## Stored data
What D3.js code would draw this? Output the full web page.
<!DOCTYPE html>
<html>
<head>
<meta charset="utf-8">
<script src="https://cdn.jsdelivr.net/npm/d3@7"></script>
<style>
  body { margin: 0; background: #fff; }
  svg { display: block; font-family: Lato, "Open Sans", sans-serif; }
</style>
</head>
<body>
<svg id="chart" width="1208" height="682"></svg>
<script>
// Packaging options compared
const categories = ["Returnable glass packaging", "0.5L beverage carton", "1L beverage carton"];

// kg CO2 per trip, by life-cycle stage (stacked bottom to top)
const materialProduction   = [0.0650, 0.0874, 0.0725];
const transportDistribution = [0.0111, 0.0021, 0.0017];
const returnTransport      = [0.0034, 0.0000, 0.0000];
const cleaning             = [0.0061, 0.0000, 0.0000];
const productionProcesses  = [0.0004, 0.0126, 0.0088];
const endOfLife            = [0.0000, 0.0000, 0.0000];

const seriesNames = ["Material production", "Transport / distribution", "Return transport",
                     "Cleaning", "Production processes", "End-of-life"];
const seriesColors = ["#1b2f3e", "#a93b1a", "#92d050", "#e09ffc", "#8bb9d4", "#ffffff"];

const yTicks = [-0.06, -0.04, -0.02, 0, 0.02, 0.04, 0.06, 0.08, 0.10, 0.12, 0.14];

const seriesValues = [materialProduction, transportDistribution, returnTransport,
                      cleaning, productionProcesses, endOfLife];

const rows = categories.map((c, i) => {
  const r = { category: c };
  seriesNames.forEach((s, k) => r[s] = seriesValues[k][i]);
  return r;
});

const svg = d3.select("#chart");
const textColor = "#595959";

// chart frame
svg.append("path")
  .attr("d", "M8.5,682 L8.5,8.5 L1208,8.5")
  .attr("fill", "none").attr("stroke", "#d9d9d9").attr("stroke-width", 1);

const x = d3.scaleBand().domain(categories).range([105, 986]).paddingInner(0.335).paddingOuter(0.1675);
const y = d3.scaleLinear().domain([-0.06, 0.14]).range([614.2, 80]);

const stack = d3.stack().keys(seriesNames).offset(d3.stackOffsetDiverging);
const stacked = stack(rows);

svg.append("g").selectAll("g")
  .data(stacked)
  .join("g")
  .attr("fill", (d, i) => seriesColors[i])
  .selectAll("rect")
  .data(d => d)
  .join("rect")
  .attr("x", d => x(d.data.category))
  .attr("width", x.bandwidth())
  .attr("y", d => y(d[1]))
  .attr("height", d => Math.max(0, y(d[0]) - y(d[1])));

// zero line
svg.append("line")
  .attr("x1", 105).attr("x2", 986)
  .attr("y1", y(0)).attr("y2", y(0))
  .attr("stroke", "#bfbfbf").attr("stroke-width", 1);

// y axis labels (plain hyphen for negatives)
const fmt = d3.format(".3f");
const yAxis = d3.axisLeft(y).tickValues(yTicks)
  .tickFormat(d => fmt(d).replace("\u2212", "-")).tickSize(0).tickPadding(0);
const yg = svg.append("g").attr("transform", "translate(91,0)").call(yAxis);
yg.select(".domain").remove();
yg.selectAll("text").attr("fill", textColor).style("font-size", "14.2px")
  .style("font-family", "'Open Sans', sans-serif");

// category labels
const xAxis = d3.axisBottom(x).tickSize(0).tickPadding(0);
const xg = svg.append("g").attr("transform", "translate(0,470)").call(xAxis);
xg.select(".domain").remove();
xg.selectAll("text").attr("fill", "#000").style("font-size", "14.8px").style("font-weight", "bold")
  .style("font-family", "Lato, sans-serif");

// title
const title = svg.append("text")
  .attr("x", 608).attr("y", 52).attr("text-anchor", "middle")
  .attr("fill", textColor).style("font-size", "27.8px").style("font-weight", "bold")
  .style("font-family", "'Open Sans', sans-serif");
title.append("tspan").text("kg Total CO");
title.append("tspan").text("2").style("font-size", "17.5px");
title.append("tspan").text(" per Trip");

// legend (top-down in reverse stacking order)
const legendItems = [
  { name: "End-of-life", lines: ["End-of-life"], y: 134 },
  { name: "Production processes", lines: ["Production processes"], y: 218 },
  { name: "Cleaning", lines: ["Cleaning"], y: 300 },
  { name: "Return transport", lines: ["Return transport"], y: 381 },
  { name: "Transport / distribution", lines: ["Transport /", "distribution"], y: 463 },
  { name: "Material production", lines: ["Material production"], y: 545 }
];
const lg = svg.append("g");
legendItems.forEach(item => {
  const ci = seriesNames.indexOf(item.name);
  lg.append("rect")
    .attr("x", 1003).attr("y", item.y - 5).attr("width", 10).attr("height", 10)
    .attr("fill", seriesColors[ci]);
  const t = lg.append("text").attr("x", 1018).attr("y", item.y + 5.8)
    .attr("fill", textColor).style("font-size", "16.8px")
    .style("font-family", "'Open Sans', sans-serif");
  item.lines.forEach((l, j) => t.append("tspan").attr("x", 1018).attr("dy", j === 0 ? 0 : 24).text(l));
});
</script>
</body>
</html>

## Your goal
Each line of the material above must be retyped precisely.

## Written answer
What D3.js code would draw this? Output the full web page.
<!DOCTYPE html>
<html>
<head>
<meta charset="utf-8">
<script src="https://cdn.jsdelivr.net/npm/d3@7"></script>
<style>
  body { margin: 0; background: #fff; }
  svg { display: block; font-family: Lato, "Open Sans", sans-serif; }
</style>
</head>
<body>
<svg id="chart" width="1208" height="682"></svg>
<script>
// Packaging options compared
const categories = ["Returnable glass packaging", "0.5L beverage carton", "1L beverage carton"];

// kg CO2 per trip, by life-cycle stage (stacked bottom to top)
const materialProduction   = [0.0650, 0.0874, 0.0725];
const transportDistribution = [0.0111, 0.0021, 0.0017];
const returnTransport      = [0.0034, 0.0000, 0.0000];
const cleaning             = [0.0061, 0.0000, 0.0000];
const productionProcesses  = [0.0004, 0.0126, 0.0088];
const endOfLife            = [0.0000, 0.0000, 0.0000];

const seriesNames = ["Material production", "Transport / distribution", "Return transport",
                     "Cleaning", "Production processes", "End-of-life"];
const seriesColors = ["#1b2f3e", "#a93b1a", "#92d050", "#e09ffc", "#8bb9d4", "#ffffff"];

const yTicks = [-0.06, -0.04, -0.02, 0, 0.02, 0.04, 0.06, 0.08, 0.10, 0.12, 0.14];

const seriesValues = [materialProduction, transportDistribution, returnTransport,
                      cleaning, productionProcesses, endOfLife];

const rows = categories.map((c, i) => {
  const r = { category: c };
  seriesNames.forEach((s, k) => r[s] = seriesValues[k][i]);
  return r;
});

const svg = d3.select("#chart");
const textColor = "#595959";

// chart frame
svg.append("path")
  .attr("d", "M8.5,682 L8.5,8.5 L1208,8.5")
  .attr("fill", "none").attr("stroke", "#d9d9d9").attr("stroke-width", 1);

const x = d3.scaleBand().domain(categories).range([105, 986]).paddingInner(0.335).paddingOuter(0.1675);
const y = d3.scaleLinear().domain([-0.06, 0.14]).range([614.2, 80]);

const stack = d3.stack().keys(seriesNames).offset(d3.stackOffsetDiverging);
const stacked = stack(rows);

svg.append("g").selectAll("g")
  .data(stacked)
  .join("g")
  .attr("fill", (d, i) => seriesColors[i])
  .selectAll("rect")
  .data(d => d)
  .join("rect")
  .attr("x", d => x(d.data.category))
  .attr("width", x.bandwidth())
  .attr("y", d => y(d[1]))
  .attr("height", d => Math.max(0, y(d[0]) - y(d[1])));

// zero line
svg.append("line")
  .attr("x1", 105).attr("x2", 986)
  .attr("y1", y(0)).attr("y2", y(0))
  .attr("stroke", "#bfbfbf").attr("stroke-width", 1);

// y axis labels (plain hyphen for negatives)
const fmt = d3.format(".3f");
const yAxis = d3.axisLeft(y).tickValues(yTicks)
  .tickFormat(d => fmt(d).replace("\u2212", "-")).tickSize(0).tickPadding(0);
const yg = svg.append("g").attr("transform", "translate(91,0)").call(yAxis);
yg.select(".domain").remove();
yg.selectAll("text").attr("fill", textColor).style("font-size", "14.2px")
  .style("font-family", "'Open Sans', sans-serif");

// category labels
const xAxis = d3.axisBottom(x).tickSize(0).tickPadding(0);
const xg = svg.append("g").attr("transform", "translate(0,470)").call(xAxis);
xg.select(".domain").remove();
xg.selectAll("text").attr("fill", "#000").style("font-size", "14.8px").style("font-weight", "bold")
  .style("font-family", "Lato, sans-serif");

// title
const title = svg.append("text")
  .attr("x", 608).attr("y", 52).attr("text-anchor", "middle")
  .attr("fill", textColor).style("font-size", "27.8px").style("font-weight", "bold")
  .style("font-family", "'Open Sans', sans-serif");
title.append("tspan").text("kg Total CO");
title.append("tspan").text("2").style("font-size", "17.5px");
title.append("tspan").text(" per Trip");

// legend (top-down in reverse stacking order)
const legendItems = [
  { name: "End-of-life", lines: ["End-of-life"], y: 134 },
  { name: "Production processes", lines: ["Production processes"], y: 218 },
  { name: "Cleaning", lines: ["Cleaning"], y: 300 },
  { name: "Return transport", lines: ["Return transport"], y: 381 },
  { name: "Transport / distribution", lines: ["Transport /", "distribution"], y: 463 },
  { name: "Material production", lines: ["Material production"], y: 545 }
];
const lg = svg.append("g");
legendItems.forEach(item => {
  const ci = seriesNames.indexOf(item.name);
  lg.append("rect")
    .attr("x", 1003).attr("y", item.y - 5).attr("width", 10).attr("height", 10)
    .attr("fill", seriesColors[ci]);
  const t = lg.append("text").attr("x", 1018).attr("y", item.y + 5.8)
    .attr("fill", textColor).style("font-size", "16.8px")
    .style("font-family", "'Open Sans', sans-serif");
  item.lines.forEach((l, j) => t.append("tspan").attr("x", 1018).attr("dy", j === 0 ? 0 : 24).text(l));
});
</script>
</body>
</html>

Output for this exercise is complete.